Regulation could have helped: disclosure requirements, prohibition on insider trading, restrictions on corporate leverage, and genuine parliamentary oversight. However, even with perfect regulation, the underlying problem—that Spain would not grant the promised trade access—would eventually have caused collapse. The bubble might have been smaller, but the core mechanism (price disconnect from reality) would have operated.
Why didn't officials face harsher punishment?
Power and corruption were intertwined. The officials and ministers who benefited from the bubble were the same officials empowered to investigate and punish. Some faced consequences, but the most powerful escaped relatively unharmed. This pattern—powerful insiders escaping accountability—repeated in 2008 and remains a persistent challenge in modern capitalism.
Related concepts
- The Anatomy of a Bubble
- What Is a Bubble?
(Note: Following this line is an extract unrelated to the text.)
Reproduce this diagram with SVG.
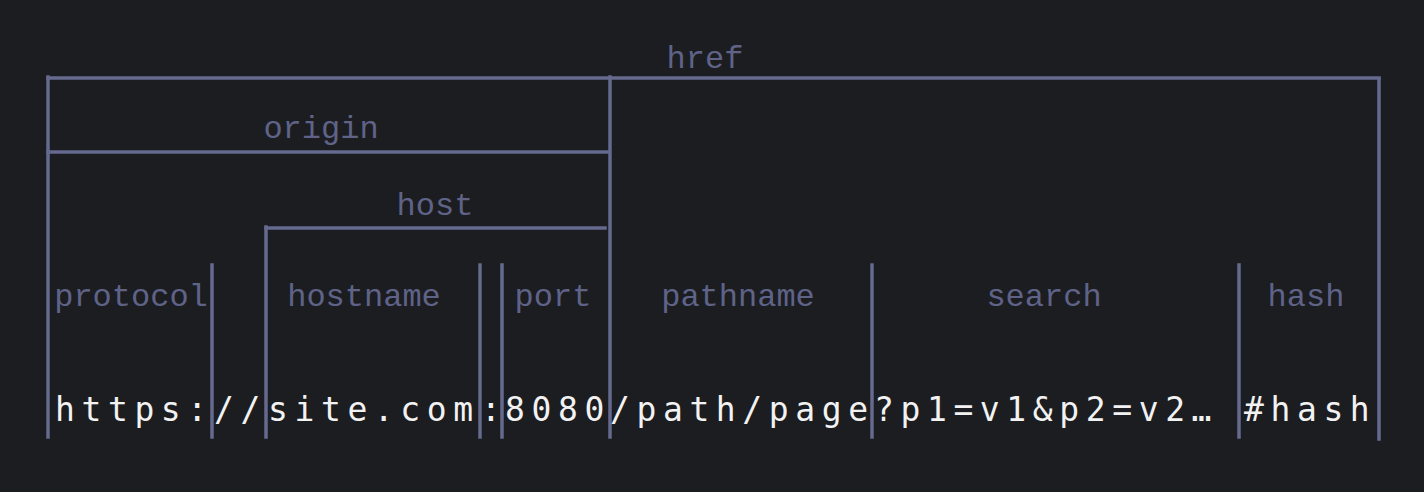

Understanding Market Bubble Definition
- The Original Mania: Tulip Mania
- Narrative Economics Defined
Summary
The South Sea Bubble of 1720 represents the most consequential early-modern financial disaster, destroying an estimated £100 million in shareholder value and nearly toppling British finance. Unlike historical bubbles driven solely by speculation, the South Sea Bubble was amplified by government involvement, corrupt officials, leverage, and the gap between promised monopoly rights and Spain's actual willingness to permit trade. The bubble demonstrates that government backing provides no protection against collapse when underlying economics are false. The aftermath—regulatory investigation, official punishment, and systemic restructuring—established a template for managing financial crises and limiting corruption. Yet the South Sea Bubble's most enduring lesson is that leverage, corruption, and information asymmetry amplify financial disasters beyond their immediate losses. When officials profit from rising prices before collapse, when the company leverages itself to support its own shares, and when retail investors cannot distinguish insiders' opportunism from legitimate growth, systemic risk emerges. The South Sea Bubble taught these lessons in 1720; they have been relearned imperfectly, in different forms, ever since.